# Start of DATASET CONTENT
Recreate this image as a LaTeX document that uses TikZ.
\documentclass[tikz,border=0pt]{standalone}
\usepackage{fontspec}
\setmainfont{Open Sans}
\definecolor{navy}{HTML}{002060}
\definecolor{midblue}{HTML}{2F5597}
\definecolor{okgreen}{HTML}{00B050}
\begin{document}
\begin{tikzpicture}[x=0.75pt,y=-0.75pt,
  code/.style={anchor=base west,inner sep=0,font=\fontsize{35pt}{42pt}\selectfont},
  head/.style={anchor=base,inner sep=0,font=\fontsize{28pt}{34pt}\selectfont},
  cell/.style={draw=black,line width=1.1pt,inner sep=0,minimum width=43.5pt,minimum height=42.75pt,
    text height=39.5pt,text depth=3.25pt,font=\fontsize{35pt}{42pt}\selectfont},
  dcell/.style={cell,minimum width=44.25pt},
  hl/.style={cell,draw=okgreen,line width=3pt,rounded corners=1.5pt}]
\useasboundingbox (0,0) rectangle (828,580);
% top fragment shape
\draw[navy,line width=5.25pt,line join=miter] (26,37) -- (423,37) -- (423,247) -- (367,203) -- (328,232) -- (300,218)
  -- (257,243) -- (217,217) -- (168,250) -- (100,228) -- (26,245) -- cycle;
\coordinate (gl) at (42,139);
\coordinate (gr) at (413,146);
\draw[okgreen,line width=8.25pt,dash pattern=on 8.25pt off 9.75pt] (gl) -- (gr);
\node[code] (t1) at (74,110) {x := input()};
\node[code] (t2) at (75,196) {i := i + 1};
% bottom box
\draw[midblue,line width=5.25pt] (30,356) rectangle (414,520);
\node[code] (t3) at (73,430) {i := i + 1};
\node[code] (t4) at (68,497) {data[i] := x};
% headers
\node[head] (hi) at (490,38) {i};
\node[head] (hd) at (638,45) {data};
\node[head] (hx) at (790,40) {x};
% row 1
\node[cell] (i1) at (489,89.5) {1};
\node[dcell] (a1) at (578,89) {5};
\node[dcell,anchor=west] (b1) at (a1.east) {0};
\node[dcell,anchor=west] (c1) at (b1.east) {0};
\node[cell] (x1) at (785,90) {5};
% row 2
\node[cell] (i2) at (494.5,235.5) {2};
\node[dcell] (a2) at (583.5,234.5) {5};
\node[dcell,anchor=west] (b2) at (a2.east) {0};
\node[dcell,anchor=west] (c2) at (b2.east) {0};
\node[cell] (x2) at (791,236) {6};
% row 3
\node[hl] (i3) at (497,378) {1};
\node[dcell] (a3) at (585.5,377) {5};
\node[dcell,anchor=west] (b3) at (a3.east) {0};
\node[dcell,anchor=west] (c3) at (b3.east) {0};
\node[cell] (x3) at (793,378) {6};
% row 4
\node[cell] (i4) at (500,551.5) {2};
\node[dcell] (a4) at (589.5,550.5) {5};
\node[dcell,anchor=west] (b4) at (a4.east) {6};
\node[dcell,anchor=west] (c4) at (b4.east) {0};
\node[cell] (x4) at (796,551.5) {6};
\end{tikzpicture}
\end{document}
# End of DATASET CONTENT
# Start of DATASET CONTENT
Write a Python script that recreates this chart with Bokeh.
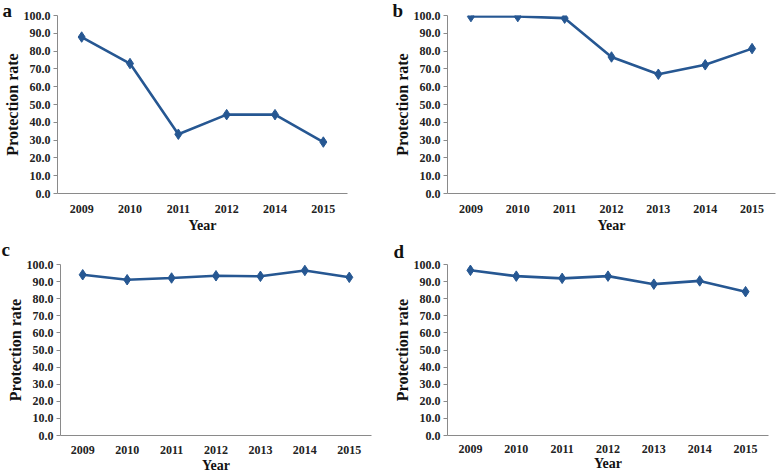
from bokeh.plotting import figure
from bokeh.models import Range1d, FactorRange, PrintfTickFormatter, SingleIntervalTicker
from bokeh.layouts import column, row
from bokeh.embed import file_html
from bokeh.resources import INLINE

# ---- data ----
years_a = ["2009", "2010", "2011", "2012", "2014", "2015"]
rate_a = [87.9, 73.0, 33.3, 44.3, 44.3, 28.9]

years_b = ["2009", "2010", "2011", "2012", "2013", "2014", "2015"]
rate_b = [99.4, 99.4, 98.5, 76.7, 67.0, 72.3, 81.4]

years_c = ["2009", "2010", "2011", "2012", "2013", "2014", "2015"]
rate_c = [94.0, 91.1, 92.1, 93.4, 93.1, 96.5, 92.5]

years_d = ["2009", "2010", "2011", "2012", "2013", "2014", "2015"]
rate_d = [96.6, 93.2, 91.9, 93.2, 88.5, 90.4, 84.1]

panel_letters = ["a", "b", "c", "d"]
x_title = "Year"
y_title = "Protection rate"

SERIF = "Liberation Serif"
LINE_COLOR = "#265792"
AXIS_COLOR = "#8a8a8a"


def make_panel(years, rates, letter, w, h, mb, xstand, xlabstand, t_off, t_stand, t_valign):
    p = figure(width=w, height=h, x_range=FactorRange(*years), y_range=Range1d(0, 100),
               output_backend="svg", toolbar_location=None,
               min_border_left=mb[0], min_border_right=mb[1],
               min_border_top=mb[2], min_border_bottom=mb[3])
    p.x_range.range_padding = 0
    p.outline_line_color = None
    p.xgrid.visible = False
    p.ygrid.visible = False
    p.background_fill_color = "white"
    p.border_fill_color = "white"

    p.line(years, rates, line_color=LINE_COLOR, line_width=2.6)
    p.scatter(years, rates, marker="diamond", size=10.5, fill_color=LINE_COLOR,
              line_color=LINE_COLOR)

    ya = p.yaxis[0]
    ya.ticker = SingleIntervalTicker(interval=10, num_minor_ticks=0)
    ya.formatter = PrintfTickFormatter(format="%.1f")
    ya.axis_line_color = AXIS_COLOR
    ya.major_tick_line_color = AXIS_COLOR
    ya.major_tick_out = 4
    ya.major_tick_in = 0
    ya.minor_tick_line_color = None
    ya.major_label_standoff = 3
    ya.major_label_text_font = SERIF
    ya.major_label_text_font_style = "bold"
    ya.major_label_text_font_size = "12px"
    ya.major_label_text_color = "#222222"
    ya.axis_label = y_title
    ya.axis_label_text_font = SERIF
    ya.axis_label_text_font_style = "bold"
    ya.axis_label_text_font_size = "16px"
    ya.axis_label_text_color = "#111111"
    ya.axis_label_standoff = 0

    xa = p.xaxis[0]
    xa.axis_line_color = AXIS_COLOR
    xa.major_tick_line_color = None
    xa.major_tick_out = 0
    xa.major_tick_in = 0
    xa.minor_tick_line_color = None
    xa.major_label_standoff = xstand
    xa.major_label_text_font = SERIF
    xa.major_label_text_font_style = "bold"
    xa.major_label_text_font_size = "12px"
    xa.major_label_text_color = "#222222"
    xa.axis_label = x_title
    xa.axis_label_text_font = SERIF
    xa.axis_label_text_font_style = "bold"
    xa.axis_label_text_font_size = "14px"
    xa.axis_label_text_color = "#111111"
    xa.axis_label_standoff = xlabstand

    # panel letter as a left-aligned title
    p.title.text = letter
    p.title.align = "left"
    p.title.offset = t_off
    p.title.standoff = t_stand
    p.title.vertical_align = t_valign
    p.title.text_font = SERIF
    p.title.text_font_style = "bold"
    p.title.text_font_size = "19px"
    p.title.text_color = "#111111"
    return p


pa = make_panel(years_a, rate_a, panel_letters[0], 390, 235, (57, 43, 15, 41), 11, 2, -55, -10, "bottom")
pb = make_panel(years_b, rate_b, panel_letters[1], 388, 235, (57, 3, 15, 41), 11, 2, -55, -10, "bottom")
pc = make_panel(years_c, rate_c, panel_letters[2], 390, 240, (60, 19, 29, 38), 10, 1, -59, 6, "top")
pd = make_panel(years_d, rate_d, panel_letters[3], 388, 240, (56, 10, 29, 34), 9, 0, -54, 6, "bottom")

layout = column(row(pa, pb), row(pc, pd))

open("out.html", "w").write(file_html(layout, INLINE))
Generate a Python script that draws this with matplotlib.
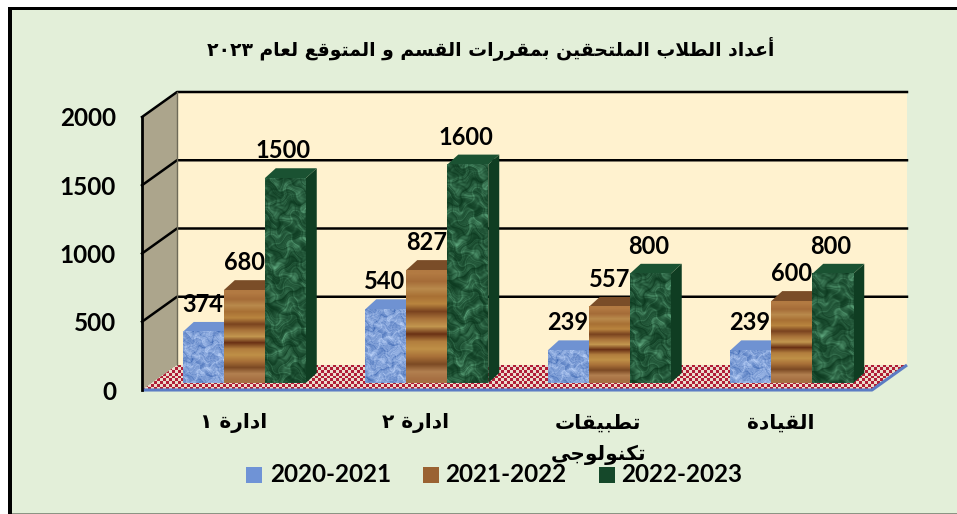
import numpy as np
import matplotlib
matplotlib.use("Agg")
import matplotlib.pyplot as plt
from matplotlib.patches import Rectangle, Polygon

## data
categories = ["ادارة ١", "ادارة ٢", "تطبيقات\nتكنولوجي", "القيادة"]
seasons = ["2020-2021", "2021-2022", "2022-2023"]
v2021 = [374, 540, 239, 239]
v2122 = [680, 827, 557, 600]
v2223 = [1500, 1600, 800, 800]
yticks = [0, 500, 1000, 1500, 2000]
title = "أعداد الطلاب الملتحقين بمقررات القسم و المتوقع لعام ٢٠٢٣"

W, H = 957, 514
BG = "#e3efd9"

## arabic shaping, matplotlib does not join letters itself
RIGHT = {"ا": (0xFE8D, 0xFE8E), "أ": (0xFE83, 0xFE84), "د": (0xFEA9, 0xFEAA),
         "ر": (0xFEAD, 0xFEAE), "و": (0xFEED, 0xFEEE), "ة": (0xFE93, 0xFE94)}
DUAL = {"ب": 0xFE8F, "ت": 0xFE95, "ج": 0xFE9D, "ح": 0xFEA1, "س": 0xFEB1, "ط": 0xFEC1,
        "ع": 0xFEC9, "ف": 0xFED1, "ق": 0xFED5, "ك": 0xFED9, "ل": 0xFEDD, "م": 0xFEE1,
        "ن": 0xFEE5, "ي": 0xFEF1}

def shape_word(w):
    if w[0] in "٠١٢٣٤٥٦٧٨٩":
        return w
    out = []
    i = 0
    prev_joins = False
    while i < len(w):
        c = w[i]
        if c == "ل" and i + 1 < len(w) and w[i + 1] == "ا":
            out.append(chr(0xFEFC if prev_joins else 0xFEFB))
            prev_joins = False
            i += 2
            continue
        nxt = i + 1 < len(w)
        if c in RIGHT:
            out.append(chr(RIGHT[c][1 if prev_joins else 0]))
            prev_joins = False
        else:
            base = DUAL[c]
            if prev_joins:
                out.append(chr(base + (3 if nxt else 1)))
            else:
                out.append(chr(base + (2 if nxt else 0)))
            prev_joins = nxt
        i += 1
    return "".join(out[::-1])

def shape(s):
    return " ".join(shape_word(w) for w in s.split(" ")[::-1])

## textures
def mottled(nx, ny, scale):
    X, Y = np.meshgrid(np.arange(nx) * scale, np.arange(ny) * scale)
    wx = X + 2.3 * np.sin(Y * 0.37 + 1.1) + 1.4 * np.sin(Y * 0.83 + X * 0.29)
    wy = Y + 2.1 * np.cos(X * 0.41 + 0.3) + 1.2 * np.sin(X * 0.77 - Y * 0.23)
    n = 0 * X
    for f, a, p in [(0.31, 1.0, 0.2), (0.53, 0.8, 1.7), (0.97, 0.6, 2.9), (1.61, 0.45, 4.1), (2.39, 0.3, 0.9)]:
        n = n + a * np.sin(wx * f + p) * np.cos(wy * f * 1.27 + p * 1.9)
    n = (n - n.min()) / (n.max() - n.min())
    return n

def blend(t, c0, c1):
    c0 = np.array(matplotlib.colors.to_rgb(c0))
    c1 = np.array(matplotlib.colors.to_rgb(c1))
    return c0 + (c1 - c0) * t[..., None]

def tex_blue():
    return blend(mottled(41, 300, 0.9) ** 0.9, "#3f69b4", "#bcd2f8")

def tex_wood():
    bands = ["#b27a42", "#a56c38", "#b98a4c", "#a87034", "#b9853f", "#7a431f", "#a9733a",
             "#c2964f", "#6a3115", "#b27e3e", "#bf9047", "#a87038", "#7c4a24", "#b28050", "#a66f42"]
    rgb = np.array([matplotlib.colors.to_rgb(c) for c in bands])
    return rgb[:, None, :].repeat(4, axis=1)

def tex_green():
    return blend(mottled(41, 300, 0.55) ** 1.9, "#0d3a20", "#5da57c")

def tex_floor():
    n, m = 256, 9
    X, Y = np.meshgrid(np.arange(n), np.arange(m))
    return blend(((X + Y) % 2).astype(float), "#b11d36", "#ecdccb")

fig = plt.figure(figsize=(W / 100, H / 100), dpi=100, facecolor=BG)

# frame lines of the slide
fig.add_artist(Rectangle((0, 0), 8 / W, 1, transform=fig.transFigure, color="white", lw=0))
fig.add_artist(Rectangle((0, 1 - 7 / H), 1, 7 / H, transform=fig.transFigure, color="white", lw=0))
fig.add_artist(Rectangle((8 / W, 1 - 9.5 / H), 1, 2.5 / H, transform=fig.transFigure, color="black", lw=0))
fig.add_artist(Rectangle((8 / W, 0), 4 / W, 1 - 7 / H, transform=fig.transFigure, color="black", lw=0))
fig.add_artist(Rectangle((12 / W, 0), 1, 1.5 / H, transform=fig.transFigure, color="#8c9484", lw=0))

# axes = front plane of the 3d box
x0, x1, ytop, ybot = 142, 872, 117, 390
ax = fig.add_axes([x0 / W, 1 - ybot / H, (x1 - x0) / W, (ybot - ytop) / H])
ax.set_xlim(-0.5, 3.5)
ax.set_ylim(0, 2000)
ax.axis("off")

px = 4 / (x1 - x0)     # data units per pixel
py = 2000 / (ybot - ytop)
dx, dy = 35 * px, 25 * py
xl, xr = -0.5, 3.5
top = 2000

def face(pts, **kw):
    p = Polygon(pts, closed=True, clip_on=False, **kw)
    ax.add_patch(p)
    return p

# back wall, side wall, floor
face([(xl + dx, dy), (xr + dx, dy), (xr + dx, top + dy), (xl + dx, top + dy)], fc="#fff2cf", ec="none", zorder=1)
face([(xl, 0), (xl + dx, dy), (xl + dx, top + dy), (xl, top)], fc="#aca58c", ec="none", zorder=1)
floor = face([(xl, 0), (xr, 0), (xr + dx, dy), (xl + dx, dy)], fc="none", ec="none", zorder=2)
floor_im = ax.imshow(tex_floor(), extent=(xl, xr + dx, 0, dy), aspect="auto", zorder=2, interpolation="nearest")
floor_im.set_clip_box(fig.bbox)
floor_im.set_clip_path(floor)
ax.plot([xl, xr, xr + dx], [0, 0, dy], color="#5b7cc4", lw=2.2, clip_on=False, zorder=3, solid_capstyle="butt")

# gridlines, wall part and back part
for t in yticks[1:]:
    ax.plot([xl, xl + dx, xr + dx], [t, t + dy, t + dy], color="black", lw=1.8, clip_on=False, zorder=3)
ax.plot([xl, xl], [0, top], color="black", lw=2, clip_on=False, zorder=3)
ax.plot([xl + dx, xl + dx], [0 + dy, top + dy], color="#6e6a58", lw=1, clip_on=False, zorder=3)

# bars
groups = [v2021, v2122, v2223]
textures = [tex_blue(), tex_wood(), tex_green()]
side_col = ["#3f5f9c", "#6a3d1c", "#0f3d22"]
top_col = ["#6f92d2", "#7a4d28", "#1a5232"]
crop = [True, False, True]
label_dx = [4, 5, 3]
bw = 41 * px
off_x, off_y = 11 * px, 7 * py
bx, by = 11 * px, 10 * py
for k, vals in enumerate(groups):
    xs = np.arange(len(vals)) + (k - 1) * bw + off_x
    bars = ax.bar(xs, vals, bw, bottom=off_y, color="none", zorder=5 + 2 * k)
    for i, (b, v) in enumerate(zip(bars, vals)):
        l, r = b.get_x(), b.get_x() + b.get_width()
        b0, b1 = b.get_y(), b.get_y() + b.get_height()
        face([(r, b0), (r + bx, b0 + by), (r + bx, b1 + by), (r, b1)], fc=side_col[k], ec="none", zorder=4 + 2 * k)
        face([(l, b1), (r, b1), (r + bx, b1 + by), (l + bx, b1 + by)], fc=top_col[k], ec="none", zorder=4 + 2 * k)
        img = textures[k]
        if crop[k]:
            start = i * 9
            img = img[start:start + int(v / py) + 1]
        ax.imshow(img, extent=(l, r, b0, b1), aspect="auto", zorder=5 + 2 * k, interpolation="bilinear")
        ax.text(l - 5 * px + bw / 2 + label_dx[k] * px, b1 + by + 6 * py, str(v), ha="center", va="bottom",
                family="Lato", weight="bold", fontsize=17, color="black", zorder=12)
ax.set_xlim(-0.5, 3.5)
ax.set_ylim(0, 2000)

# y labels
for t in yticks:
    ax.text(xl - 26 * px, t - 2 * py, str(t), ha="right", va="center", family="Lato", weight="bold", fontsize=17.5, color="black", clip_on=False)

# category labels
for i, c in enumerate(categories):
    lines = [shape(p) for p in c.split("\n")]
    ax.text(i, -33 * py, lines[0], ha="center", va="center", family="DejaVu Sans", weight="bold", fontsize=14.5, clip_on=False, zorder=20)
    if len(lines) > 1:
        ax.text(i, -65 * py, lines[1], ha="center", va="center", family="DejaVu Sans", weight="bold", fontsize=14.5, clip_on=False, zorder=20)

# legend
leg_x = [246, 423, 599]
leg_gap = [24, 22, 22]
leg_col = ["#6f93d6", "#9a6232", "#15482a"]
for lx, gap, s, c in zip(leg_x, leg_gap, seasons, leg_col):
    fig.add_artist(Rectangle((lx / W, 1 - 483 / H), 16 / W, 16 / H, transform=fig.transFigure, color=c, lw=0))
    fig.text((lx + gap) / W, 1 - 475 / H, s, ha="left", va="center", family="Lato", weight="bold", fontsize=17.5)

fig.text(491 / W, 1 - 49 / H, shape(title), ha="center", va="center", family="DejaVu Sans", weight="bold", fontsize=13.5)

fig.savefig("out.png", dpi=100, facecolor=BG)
# End of DATASET CONTENT
§ **REQUIRED TASK**: Which lines hold the string "matplotlib"? Copy all of them from the data above.

§ **WORKED ANSWER**:
Generate a Python script that draws this with matplotlib.
import matplotlib
matplotlib.use("Agg")
import matplotlib.pyplot as plt
from matplotlib.patches import Rectangle, Polygon
## arabic shaping, matplotlib does not join letters itself
    c0 = np.array(matplotlib.colors.to_rgb(c0))
    c1 = np.array(matplotlib.colors.to_rgb(c1))
    rgb = np.array([matplotlib.colors.to_rgb(c) for c in bands])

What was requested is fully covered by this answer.